- Suttle, Alabama Suttle, Alabama
- Coordinates: 32°32′10″N 87°10′47″W﻿ / ﻿32.53611°N 87.17972°W
- Country: United States
- State: Alabama
- County: Perry
- Elevation: 148 ft (45 m)
- Time zone: UTC-6 (Central (CST))
- • Summer (DST): UTC-5 (CDT)
- Area code: 334
- GNIS feature ID: 153614

= Suttle, Alabama =

Unincorporated community in Brownsville, Alabama

Suttle, also known as Felix, is an unincorporated community in Perry County, Alabama, United States.

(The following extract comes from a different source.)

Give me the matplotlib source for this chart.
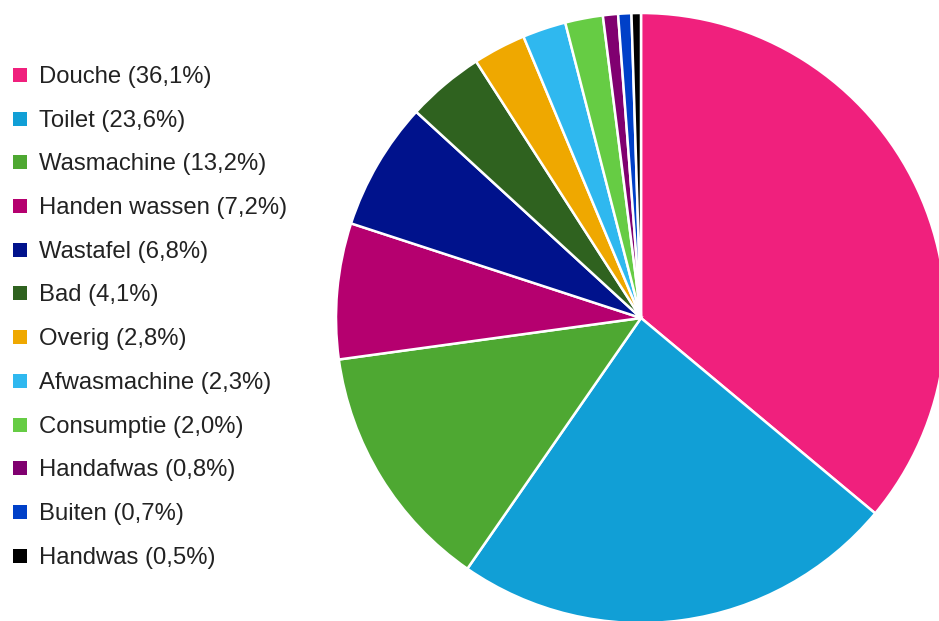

Suttle is located on Alabama State Route 14, 10.6 mi southeast of Marion.

==History==
Suttle is named for the family of James F. Suttle, who served as the postmaster in 1933. A post office operated under the name Felix from 1880 to 1933 and under the name Suttle from 1933 to 1973. James Suttle, who served on the Alabama Highway Commission as the Commissioner of Maintenance in 1923, operated a general store, cotton gin, and cotton farm in Suttle. He also operated a large dairy farm.

==Notable person==
- David V. Jemison, father of T. J. Jemison. Served as President of the National Baptist Convention, USA, Inc. from 1940 to 1953. Preached at Bethany Church in Suttle from 1901 to 1903.